* [GIVEN EXERCISE]: Filter out everything except lines holding "with".

* [RECORDED DATA]:
════════════════

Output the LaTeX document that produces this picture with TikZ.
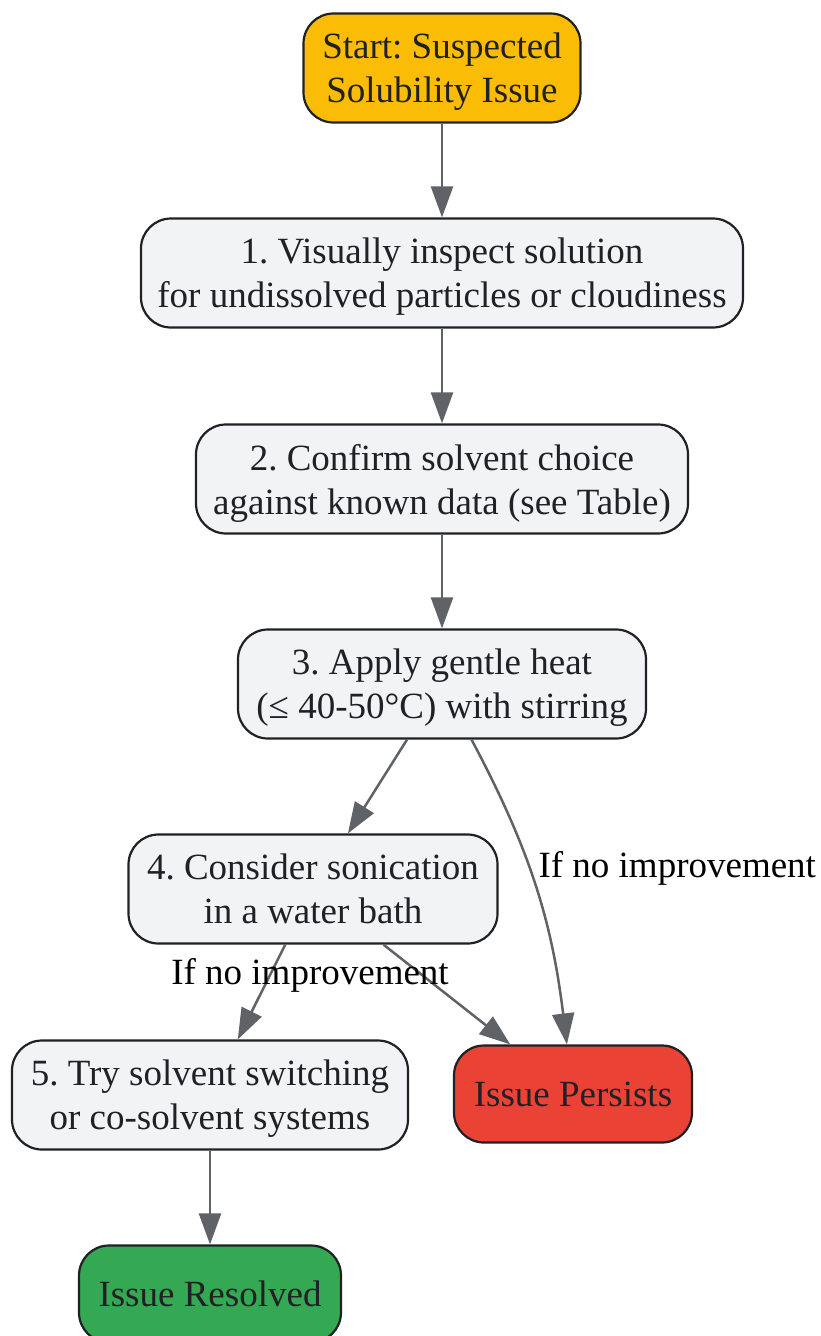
\documentclass[tikz,border=0pt]{standalone}
\usepackage{fontspec}
\setmainfont{Liberation Serif}
\usetikzlibrary{arrows.meta}
\definecolor{stepfill}{HTML}{F1F3F4}
\definecolor{edge}{HTML}{202124}
\definecolor{arrowgrey}{HTML}{5F6368}
\definecolor{startfill}{HTML}{FBBC05}
\definecolor{failfill}{HTML}{EA4335}
\definecolor{donefill}{HTML}{34A853}
\frenchspacing
\tikzset{stepbox/.style={draw=edge,line width=2.2pt,fill=stepfill,rounded corners=30pt,
    align=center,font=\fontsize{37}{44}\selectfont,text=edge,inner xsep=12pt,text depth=0pt,minimum height=109pt},
  flow/.style={draw=arrowgrey,line width=2.5pt,-{Triangle[length=31pt,width=22pt]}},
  lbl/.style={font=\fontsize{37}{44}\selectfont,text=black}}

\begin{document}
\begin{tikzpicture}[x=1pt,y=-1pt]
            \useasboundingbox (0,0) rectangle (820,1336);
            % setup the nodes
            \node[stepbox,fill=startfill,minimum width=277pt] (start) at (442,68) {Start: Suspected\\Solubility Issue};
            \node[stepbox,minimum width=602pt] (s1) at (442,273) {1. Visually inspect solution\\for undissolved particles or cloudiness};
            \node[stepbox,minimum width=492pt] (s2) at (442,479) {2. Confirm solvent choice\\against known data (see Table)};
            \node[stepbox,minimum width=408pt] (s3) at (442,684) {3. Apply gentle heat\\(≤ 40-50°C) with stirring};
            \node[stepbox,minimum width=369pt] (s4) at (313,889) {4. Consider sonication\\in a water bath};
            \node[stepbox,minimum width=396pt] (s5) at (210,1095) {5. Try solvent switching\\or co-solvent systems};
            \node[stepbox,fill=failfill,minimum width=238pt,minimum height=97pt] (fail) at (573,1094) {Issue Persists};
            \node[stepbox,fill=donefill,minimum width=262pt,minimum height=97pt] (done) at (210,1294) {Issue Resolved};
            % connect the steps
            \foreach \a/\b in {start/s1,s1/s2,s2/s3,s3/s4,s4/s5,s4/fail,s5/done}
            {
                \draw[flow] (\a) -- (\b);
            }
            \draw[flow] (s3) to[out=-62,in=97] (fail);
            % edge labels
            \node[lbl,anchor=west] (nofix1) at (535,868) {If no improvement};
            \node[lbl] (nofix2) at (310,975) {If no improvement};
        \end{tikzpicture}
\end{document}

════════════════

* [FINISHED EXERCISE]:
Output the LaTeX document that produces this picture with TikZ.
            \node[stepbox,minimum width=408pt] (s3) at (442,684) {3. Apply gentle heat\\(≤ 40-50°C) with stirring};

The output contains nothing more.